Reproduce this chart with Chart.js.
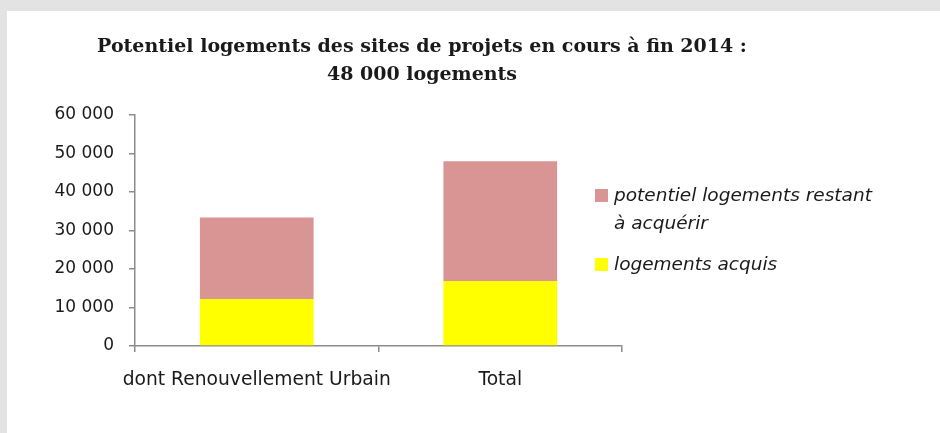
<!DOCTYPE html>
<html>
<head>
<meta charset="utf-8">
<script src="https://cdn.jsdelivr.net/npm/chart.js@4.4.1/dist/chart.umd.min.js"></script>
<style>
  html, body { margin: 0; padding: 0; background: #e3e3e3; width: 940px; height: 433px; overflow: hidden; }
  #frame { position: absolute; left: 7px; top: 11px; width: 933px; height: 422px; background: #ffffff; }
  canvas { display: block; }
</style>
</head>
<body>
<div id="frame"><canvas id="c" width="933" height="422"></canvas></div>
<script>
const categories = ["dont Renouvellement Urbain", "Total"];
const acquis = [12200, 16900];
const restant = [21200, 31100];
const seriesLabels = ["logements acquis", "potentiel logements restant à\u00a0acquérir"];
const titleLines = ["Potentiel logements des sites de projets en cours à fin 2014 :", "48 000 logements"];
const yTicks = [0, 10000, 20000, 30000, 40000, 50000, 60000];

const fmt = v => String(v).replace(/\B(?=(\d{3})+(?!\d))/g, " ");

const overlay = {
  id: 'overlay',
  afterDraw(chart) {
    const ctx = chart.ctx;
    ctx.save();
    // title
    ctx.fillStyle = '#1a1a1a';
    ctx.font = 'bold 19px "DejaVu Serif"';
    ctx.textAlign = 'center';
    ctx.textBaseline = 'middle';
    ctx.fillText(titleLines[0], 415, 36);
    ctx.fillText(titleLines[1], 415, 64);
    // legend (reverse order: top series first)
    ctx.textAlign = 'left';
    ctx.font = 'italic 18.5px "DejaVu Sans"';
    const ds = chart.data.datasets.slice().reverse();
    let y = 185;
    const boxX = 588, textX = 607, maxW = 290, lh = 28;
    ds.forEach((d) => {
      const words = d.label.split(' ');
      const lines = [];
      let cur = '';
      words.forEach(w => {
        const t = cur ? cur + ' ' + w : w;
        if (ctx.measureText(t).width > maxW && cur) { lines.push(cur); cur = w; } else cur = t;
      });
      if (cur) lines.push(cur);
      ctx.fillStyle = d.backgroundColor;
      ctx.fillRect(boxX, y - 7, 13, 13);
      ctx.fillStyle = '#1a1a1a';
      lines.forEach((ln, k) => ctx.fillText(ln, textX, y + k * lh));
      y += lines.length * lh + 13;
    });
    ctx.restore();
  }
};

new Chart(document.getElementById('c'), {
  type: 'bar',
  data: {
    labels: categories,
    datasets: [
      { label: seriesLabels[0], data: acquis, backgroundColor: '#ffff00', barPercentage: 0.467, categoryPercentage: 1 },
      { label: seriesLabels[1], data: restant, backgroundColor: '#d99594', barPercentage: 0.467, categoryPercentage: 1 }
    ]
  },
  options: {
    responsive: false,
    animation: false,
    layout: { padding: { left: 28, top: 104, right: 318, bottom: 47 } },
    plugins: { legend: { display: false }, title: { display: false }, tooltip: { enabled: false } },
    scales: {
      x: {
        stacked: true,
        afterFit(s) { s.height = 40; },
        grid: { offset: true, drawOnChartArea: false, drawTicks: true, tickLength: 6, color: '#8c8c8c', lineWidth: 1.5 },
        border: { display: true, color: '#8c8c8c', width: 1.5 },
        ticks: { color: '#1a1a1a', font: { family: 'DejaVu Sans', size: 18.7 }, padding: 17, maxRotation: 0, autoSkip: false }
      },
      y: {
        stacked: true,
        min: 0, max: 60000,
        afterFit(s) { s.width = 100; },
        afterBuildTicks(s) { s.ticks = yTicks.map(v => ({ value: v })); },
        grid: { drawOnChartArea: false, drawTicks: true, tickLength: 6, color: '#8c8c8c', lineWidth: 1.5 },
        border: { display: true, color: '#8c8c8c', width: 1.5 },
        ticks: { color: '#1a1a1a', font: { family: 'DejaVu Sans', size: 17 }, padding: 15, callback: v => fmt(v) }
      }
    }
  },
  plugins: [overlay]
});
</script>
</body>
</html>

> PROMPT: Quote, please, every line of the material above from its start through the line that has "const fmt = v", reproducing the words exactly and dropping any images.

> FINAL ANSWER:
Reproduce this chart with Chart.js.
<!DOCTYPE html>
<html>
<head>
<meta charset="utf-8">
<script src="https://cdn.jsdelivr.net/npm/chart.js@4.4.1/dist/chart.umd.min.js"></script>
<style>
  html, body { margin: 0; padding: 0; background: #e3e3e3; width: 940px; height: 433px; overflow: hidden; }
  #frame { position: absolute; left: 7px; top: 11px; width: 933px; height: 422px; background: #ffffff; }
  canvas { display: block; }
</style>
</head>
<body>
<div id="frame"><canvas id="c" width="933" height="422"></canvas></div>
<script>
const categories = ["dont Renouvellement Urbain", "Total"];
const acquis = [12200, 16900];
const restant = [21200, 31100];
const seriesLabels = ["logements acquis", "potentiel logements restant à\u00a0acquérir"];
const titleLines = ["Potentiel logements des sites de projets en cours à fin 2014 :", "48 000 logements"];
const yTicks = [0, 10000, 20000, 30000, 40000, 50000, 60000];

const fmt = v => String(v).replace(/\B(?=(\d{3})+(?!\d))/g, " ");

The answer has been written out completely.